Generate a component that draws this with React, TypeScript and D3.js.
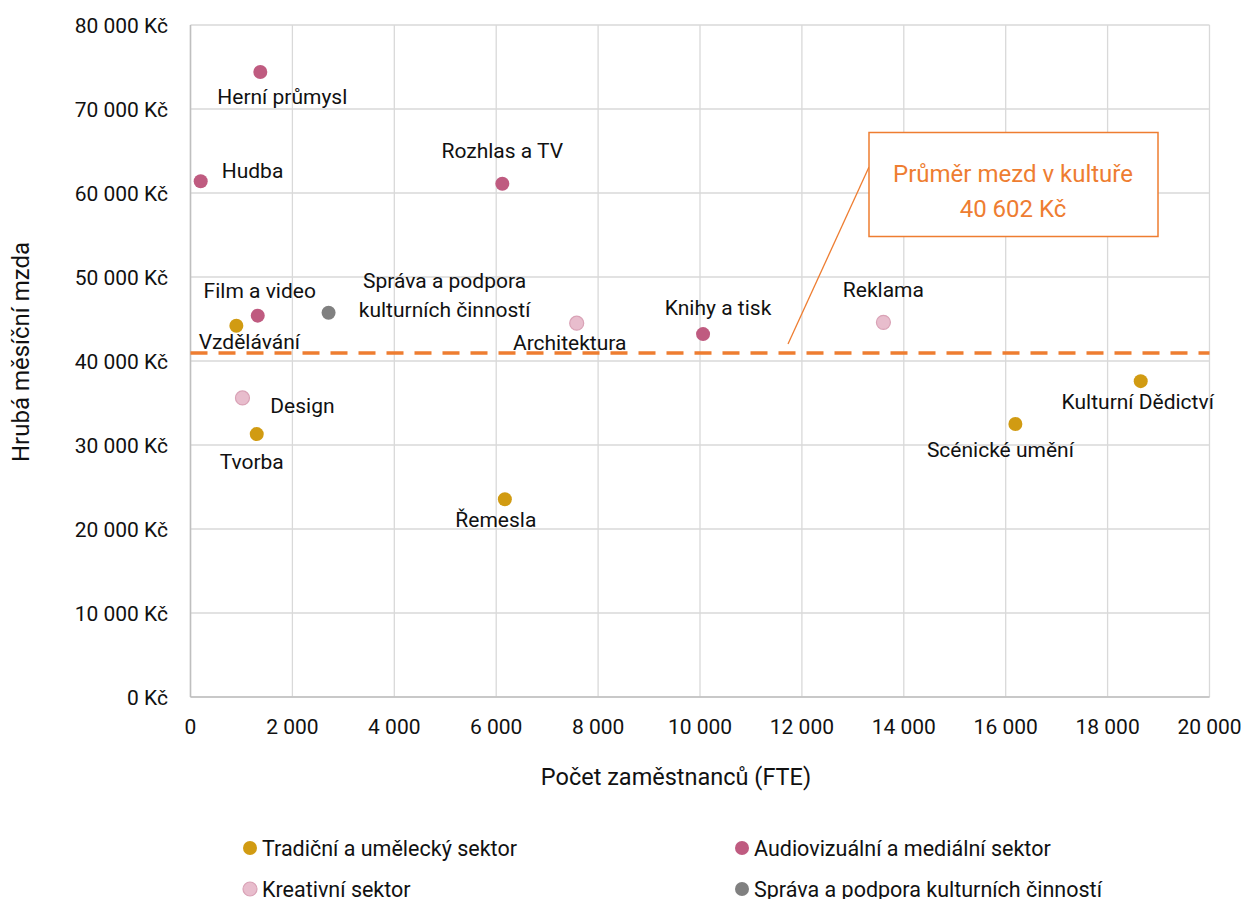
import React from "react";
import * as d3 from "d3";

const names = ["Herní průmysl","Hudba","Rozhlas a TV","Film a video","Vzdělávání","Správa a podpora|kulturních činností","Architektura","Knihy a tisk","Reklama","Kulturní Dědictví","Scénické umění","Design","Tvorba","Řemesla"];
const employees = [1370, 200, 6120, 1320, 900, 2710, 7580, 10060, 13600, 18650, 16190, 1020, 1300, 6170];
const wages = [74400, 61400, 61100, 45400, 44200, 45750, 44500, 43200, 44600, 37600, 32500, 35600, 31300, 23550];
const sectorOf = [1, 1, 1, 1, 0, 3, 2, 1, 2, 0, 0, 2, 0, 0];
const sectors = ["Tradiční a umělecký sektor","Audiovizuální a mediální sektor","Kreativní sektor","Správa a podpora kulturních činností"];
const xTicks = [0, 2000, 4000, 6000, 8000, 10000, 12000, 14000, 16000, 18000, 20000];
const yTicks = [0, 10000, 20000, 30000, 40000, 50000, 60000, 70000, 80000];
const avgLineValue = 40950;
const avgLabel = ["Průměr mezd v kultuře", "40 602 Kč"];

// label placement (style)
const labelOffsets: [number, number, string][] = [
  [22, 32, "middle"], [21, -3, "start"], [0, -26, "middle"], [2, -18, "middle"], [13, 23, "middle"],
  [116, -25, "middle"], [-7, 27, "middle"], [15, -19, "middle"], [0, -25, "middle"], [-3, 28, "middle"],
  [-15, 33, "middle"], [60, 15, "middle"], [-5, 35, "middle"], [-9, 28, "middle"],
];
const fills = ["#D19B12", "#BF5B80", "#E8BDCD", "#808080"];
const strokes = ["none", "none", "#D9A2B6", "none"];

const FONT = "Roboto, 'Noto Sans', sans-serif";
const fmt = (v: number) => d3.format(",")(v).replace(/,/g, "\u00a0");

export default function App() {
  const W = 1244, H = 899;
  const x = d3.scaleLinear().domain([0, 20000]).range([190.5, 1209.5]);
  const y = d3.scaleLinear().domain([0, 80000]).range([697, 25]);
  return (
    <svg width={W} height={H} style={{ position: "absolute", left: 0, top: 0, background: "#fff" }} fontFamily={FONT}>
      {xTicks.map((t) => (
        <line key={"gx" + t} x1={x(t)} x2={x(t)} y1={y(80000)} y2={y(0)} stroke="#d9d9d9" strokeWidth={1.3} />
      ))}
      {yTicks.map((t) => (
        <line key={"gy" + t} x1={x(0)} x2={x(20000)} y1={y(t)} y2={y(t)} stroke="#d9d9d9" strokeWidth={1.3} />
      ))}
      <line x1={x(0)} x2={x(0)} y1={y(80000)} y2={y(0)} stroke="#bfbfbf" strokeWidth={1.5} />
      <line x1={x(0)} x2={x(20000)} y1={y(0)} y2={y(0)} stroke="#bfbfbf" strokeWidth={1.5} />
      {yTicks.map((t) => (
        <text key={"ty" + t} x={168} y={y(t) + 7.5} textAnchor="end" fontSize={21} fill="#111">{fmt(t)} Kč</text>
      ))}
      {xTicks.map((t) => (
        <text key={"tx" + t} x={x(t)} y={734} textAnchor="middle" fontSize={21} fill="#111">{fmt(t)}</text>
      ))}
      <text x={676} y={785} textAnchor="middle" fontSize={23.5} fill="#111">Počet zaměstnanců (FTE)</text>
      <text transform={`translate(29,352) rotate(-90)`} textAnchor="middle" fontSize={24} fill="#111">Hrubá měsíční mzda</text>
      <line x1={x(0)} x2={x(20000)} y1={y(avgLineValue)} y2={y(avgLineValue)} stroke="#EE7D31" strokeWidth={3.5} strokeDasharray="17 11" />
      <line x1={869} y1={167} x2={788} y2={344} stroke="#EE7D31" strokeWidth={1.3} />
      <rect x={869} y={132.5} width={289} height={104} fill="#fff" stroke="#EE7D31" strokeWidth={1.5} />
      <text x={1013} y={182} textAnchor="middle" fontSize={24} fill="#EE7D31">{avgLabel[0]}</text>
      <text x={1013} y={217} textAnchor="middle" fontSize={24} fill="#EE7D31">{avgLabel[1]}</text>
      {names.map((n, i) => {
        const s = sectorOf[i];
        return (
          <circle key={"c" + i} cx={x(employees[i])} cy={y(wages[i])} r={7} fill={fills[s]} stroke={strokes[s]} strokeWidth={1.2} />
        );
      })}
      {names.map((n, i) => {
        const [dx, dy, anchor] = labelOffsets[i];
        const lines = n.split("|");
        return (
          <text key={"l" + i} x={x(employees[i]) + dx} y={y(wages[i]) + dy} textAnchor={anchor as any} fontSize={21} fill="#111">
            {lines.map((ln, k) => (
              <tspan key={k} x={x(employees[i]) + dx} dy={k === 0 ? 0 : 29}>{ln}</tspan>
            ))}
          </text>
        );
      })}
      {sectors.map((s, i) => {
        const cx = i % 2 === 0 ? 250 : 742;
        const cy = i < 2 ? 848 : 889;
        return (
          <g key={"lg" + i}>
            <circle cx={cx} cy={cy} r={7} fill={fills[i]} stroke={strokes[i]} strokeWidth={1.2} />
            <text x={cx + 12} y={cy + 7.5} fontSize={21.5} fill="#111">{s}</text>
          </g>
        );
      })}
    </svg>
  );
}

****************************************

- _Set problem_
Only the number should be given: how many lines of the data contain the word "React"?

- _Written answer_
2